═══ Provided records
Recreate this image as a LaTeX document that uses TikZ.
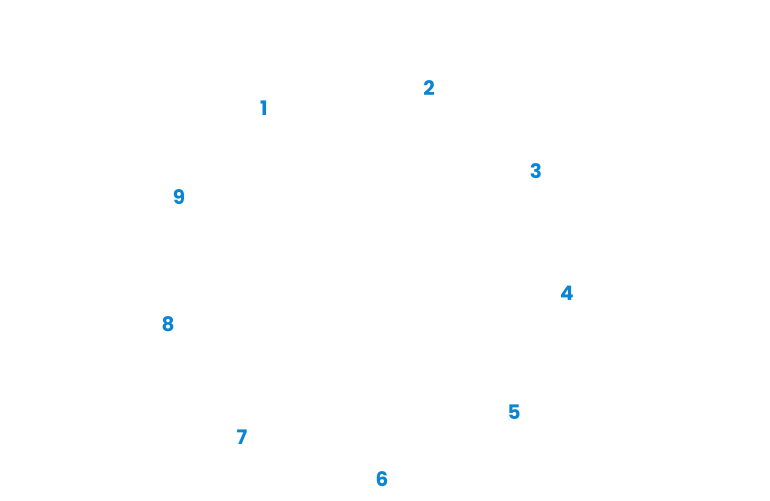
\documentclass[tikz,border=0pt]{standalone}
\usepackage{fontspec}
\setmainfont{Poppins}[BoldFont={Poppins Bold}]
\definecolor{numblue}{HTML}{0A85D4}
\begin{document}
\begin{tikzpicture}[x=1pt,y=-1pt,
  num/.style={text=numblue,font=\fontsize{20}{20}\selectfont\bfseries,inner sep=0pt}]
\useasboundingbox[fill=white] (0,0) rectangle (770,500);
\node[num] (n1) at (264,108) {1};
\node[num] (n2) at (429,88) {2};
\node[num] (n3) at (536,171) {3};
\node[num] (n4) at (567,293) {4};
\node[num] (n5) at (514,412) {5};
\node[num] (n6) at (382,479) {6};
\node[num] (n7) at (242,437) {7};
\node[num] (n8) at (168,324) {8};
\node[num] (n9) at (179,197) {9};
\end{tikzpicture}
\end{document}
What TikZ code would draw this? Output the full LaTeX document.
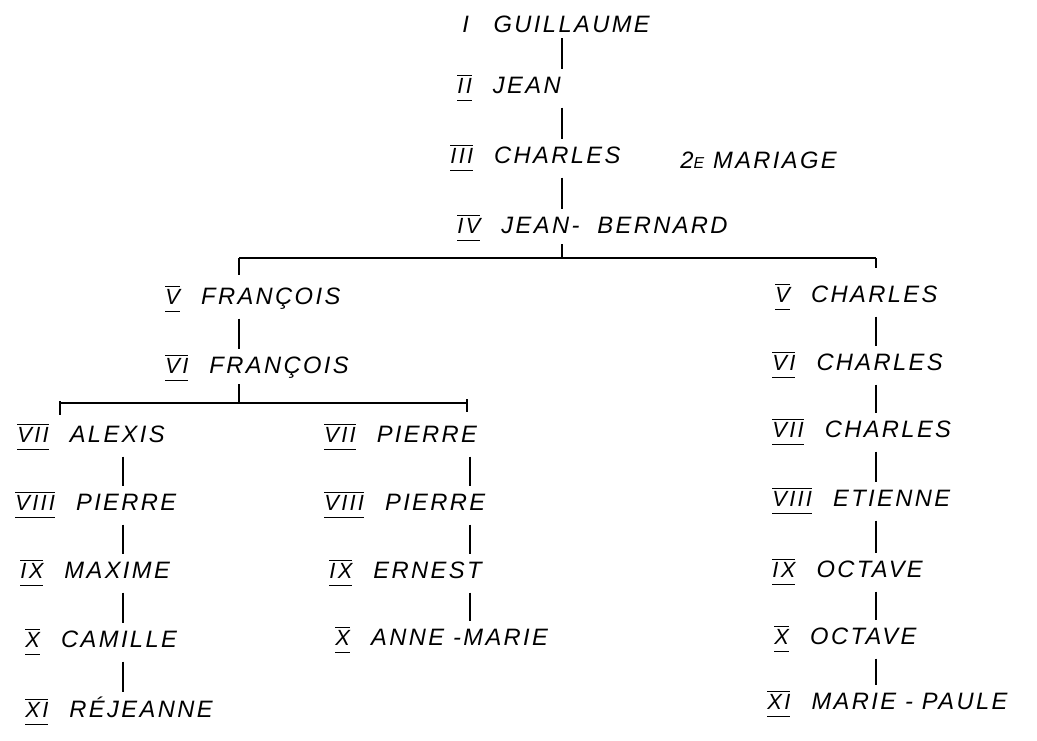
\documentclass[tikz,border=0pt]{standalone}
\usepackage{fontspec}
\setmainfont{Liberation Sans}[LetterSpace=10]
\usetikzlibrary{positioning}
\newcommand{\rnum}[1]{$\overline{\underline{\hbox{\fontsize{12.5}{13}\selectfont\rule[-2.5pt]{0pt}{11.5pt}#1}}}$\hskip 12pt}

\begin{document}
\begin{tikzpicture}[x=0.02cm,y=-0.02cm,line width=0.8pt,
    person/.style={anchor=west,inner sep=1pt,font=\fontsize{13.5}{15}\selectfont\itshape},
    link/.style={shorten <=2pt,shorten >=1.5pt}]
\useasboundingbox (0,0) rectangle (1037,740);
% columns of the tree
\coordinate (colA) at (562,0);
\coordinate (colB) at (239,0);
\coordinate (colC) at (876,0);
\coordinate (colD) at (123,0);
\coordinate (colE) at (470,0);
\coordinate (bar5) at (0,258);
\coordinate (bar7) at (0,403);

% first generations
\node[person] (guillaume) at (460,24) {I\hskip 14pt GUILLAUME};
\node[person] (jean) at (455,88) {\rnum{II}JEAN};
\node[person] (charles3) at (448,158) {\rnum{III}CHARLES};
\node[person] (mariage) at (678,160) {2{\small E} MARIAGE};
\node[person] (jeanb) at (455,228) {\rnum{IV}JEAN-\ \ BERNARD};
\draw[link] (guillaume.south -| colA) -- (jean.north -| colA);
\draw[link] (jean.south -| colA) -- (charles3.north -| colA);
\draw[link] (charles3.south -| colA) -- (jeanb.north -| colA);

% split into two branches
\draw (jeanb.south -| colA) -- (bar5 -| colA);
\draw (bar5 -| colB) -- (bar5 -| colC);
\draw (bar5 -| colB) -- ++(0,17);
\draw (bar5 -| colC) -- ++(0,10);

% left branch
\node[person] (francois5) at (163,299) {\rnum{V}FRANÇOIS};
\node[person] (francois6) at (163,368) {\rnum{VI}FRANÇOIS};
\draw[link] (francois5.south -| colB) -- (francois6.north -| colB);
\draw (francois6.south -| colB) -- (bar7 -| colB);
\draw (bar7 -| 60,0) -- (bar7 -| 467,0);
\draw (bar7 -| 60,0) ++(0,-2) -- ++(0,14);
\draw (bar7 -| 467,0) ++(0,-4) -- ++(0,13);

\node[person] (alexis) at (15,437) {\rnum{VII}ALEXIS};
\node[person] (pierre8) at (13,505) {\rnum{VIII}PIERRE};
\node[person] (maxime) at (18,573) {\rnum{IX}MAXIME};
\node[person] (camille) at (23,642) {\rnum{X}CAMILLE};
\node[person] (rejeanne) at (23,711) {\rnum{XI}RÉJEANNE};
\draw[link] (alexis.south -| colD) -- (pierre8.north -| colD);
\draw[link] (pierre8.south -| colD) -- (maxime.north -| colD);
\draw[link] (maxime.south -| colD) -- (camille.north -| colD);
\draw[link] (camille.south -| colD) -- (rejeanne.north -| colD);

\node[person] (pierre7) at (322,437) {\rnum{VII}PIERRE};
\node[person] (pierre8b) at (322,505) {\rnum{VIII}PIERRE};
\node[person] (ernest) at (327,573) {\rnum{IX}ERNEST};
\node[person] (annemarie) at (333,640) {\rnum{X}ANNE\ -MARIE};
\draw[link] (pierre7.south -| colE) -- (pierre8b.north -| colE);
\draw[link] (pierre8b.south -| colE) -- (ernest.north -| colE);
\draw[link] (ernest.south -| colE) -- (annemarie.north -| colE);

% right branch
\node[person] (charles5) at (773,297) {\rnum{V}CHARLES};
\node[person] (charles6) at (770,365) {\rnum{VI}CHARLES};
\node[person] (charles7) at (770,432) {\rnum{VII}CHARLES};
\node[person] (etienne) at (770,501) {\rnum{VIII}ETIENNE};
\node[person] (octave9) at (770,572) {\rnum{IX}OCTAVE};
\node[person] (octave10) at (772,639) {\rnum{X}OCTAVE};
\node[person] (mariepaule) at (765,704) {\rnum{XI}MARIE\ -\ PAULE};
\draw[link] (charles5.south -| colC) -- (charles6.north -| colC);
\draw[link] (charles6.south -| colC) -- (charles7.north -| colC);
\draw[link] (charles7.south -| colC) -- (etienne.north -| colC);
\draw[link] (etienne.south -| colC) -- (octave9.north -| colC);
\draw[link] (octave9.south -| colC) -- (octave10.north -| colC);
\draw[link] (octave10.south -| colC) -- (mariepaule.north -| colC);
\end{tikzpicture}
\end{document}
══════
═══ Provided records
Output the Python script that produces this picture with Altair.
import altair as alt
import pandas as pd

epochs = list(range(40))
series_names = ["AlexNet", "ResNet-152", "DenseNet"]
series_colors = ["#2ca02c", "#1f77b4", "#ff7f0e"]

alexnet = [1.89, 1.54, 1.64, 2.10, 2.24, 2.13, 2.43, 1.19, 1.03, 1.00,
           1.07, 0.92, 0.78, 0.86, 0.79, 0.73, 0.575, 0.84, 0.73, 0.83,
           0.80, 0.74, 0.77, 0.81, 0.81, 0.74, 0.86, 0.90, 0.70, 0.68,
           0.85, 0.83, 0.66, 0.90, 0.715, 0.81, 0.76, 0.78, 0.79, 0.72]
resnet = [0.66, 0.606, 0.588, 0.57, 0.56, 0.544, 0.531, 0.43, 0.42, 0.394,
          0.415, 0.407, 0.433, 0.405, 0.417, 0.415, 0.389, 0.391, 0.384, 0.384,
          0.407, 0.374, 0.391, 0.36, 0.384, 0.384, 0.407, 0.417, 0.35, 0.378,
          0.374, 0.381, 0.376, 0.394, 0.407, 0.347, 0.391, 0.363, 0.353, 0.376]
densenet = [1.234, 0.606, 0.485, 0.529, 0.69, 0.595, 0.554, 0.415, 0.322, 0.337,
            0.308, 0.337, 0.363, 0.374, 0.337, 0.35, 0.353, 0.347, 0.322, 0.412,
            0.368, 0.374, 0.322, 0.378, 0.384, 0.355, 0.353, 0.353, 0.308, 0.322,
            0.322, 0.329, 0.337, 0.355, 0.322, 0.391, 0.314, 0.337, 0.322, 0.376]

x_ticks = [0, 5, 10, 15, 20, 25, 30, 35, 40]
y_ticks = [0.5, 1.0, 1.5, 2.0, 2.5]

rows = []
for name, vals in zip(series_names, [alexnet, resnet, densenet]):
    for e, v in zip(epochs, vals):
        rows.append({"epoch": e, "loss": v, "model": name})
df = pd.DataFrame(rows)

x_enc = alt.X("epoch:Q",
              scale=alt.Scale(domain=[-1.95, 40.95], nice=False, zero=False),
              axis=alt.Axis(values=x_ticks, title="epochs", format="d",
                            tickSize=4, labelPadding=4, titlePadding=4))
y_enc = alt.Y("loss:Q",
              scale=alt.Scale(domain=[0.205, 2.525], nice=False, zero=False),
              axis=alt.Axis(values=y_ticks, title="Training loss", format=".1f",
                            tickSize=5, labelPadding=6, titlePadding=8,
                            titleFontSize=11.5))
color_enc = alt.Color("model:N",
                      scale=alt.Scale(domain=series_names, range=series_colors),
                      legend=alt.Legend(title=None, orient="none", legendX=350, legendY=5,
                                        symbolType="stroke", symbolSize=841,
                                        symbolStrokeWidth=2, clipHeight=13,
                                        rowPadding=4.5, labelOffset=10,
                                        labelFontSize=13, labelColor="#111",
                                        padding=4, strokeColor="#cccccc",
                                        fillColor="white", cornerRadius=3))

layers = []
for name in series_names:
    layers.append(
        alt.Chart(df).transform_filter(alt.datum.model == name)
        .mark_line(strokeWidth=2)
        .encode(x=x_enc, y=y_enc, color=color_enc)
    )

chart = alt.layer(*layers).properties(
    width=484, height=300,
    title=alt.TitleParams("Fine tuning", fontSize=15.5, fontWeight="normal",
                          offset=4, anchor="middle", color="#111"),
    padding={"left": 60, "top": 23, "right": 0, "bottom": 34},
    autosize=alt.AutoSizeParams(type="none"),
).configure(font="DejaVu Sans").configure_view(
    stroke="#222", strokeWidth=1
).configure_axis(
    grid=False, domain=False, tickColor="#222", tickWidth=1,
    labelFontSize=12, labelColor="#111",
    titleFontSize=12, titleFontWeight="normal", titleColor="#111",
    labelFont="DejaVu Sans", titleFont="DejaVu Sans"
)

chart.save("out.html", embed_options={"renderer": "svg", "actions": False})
══════
§ Task objective
For the listing above, give the number of lines in which the string "Output" occurs, and nothing else.

§ Answer to this problem
2